Und mit dem Rückzug von Investor Michail Ponomarew hatte sich die Lage beim Traditionsklub dramatisch verschärft. Ende Januar wurde ein Insolvenzverfahren eingeleitet. Klub und Angestellte stehen seitdem vor einer ungewissen Situation.
„Wir sind ja Kummer gewohnt. Die Mannschaft wird seit Monaten mehr oder weniger schändlich im Stich gelassen“, kritisierte Krämer und gab verblüffende Einblicke in die tägliche Praxis: „Wir haben keine Trainingsbedingungen, die Spieler kaufen ihr Wasser selber, die Physios müssen ihr Massage-Öl selber kaufen, wir haben kein Schneideprogramm mehr für die Videoanalysten. Wir können thematisch nicht viel machen. Wir können schauen, dass die Spieler sich ein bisschen bewegen, ohne sich zu verletzen.“
Spieler erhalten seit Monaten nur sporadisch Geld
Kaum verwunderlich, dass seine ambitionierte Mannschaft in der Tabelle durchgereicht wurde. Ein Abzug von drei Punkten aufgrund des eröffneten Insolvenzverfahrens tat sein Übriges. Nach dem 1:2 gegen Duisburg rutschte der KFC nun erstmals auf einen Abstiegsplatz.

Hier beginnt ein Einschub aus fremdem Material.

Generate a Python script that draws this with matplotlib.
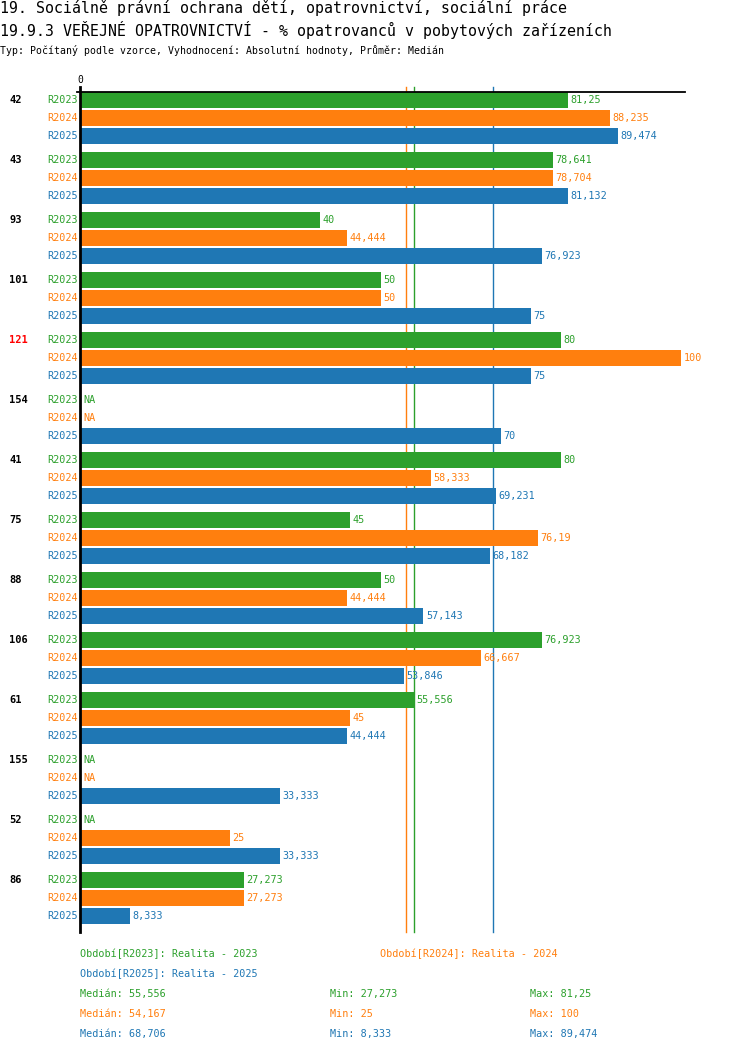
import matplotlib
matplotlib.use('Agg')
import matplotlib.pyplot as plt
import numpy as np

NA = np.nan

groups = ['42', '43', '93', '101', '121', '154', '41', '75', '88', '106', '61', '155', '52', '86']
highlight = '121'
series = ['R2023', 'R2024', 'R2025']
series_names = ['Realita - 2023', 'Realita - 2024', 'Realita - 2025']
colors = ['#2ca02c', '#ff7f0e', '#1f77b4']

r2023 = [81.25, 78.641, 40, 50, 80, NA, 80, 45, 50, 76.923, 55.556, NA, NA, 27.273]
r2024 = [88.235, 78.704, 44.444, 50, 100, NA, 58.333, 76.19, 44.444, 66.667, 45, NA, 25, 27.273]
r2025 = [89.474, 81.132, 76.923, 75, 75, 70, 69.231, 68.182, 57.143, 53.846, 44.444, 33.333, 33.333, 8.333]

# medians as reported by the source (computed from unrounded values)
medians = [55.556, 54.167, 68.706]

title1 = '19. Sociálně právní ochrana dětí, opatrovnictví, sociální práce'
title2 = '19.9.3 VEŘEJNÉ OPATROVNICTVÍ - % opatrovanců v pobytových zařízeních'
subtitle = 'Typ: Počítaný podle vzorce, Vyhodnocení: Absolutní hodnoty, Průměr: Medián'

FONT = 'DejaVu Sans Mono'
W, H = 750, 1052


def fmt(v):
    s = ('%.3f' % v).rstrip('0').rstrip('.')
    return s.replace('.', ',')


fig = plt.figure(figsize=(W / 100, H / 100), dpi=100)

# axes in pixel terms: x 80..685, y 92..932
x0, x1, y0, y1 = 80, 685, 92, 932
px_per_unit = 6.01
ax = fig.add_axes([x0 / W, 1 - y1 / H, (x1 - x0) / W, (y1 - y0) / H])
ax.set_xlim(0, (x1 - x0) / px_per_unit)
ax.set_ylim(y1 - y0, 0)
ax.axis('off')

data = [r2023, r2024, r2025]
gap, pitch = 18, 60
for k, vals in enumerate(data):
    for g, v in enumerate(vals):
        yc = 8 + g * pitch + k * gap
        ax.text(-0.3, yc, series[k], color=colors[k], fontsize=7.3, family=FONT,
                va='center', ha='right', clip_on=False)
        if np.isnan(v):
            ax.text(0.6, yc, 'NA', color=colors[k], fontsize=7.3, family=FONT,
                    va='center', ha='left')
            continue
        ax.barh(yc, v, height=16, color=colors[k], zorder=2)
        ax.text(v + 0.4, yc, fmt(v), color=colors[k], fontsize=7.3, family=FONT,
                va='center', ha='left', zorder=3)

for g, name in enumerate(groups):
    ax.text(-11.8, 8 + g * pitch, name, color='red' if name == highlight else 'black',
            fontsize=7.5, family=FONT, weight='bold', va='center', ha='left', clip_on=False)

for k, m in enumerate(medians):
    ax.plot([m, m], [-5, y1 - y0], color=colors[k], lw=1, zorder=1, clip_on=False)

# axis lines
ax.plot([0, 0], [-5, y1 - y0], color='black', lw=2, zorder=4, clip_on=False)
ax.plot([-0.5, (x1 - x0) / px_per_unit], [0, 0], color='black', lw=1.3, zorder=4, clip_on=False)
ax.text(0, -12, '0', fontsize=7, family=FONT, ha='center', va='center', clip_on=False)

# titles
fig.text(0, 1 - 8 / H, title1, fontsize=10.75, family=FONT, va='center', ha='left')
fig.text(0, 1 - 30 / H, title2, fontsize=10.75, family=FONT, va='center', ha='left')
fig.text(0, 1 - 50 / H, subtitle, fontsize=7.15, family=FONT, va='center', ha='left')

# legend
leg_pos = [(80, 954), (380, 954), (80, 974)]
for k in range(3):
    x, y = leg_pos[k]
    fig.text(x / W, 1 - y / H, 'Období[%s]: %s' % (series[k], series_names[k]),
             color=colors[k], fontsize=7.3, family=FONT, va='center', ha='left')

for k, d in enumerate(data):
    y = 994 + k * 20
    arr = np.array(d, dtype=float)
    fig.text(80 / W, 1 - y / H, 'Medián: ' + fmt(medians[k]), color=colors[k],
             fontsize=7.3, family=FONT, va='center', ha='left')
    fig.text(330 / W, 1 - y / H, 'Min: ' + fmt(np.nanmin(arr)), color=colors[k],
             fontsize=7.3, family=FONT, va='center', ha='left')
    fig.text(530 / W, 1 - y / H, 'Max: ' + fmt(np.nanmax(arr)), color=colors[k],
             fontsize=7.3, family=FONT, va='center', ha='left')

fig.savefig('out.png', dpi=100)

„Wenn sich die Bedingungen nicht schlagartig bessern, dann wird uns das irgendwann einholen, dass wir eigentlich Bedingungen haben wie eine schlechte Betriebsmannschaft“, weiß Krämer, der den Spielern allerdings keine Vorwürfe machen kann.
„Die Spieler kriegen seit Monaten kein geregeltes Gehalt. Ob frische Gelder kommen, das wissen wir nicht. Wir wissen nicht, was morgen ist“, sagt er, zuckt mit den Schultern und erklärt die Auswirkungen: „Das macht natürlich etwas mit den Spielern. Gerade mit den Spielern – und davon gibt es eine ganze Menge –, die im Winter zu anderen Klubs hätten wechseln können. Da wurde ein Riegel vorgeschoben, und ein paar Wochen später weiß keiner, wie es weitergeht. Das macht ja etwas mit Spielern.“
So schwer die Situation aber auch sei, auf eines lässt Krämer nichts kommen: die Solidarität innerhalb der Mannschaft: „Da ist die Truppe echt cool. Die helfen sich gegenseitig mit Kohle. Wir haben so einen Pott: Wenn einer Probleme hat, dann kann er sich da etwas herausholen, und wenn es irgendwann mal wieder etwas gibt, dann legt er es halt zurück.“
Eine Einstellung, die Hoffnung auf den Klassenerhalt macht. Vorausgesetzt, der KFC findet neue Sponsoren oder Investoren und erhält die benötigte Lizenz.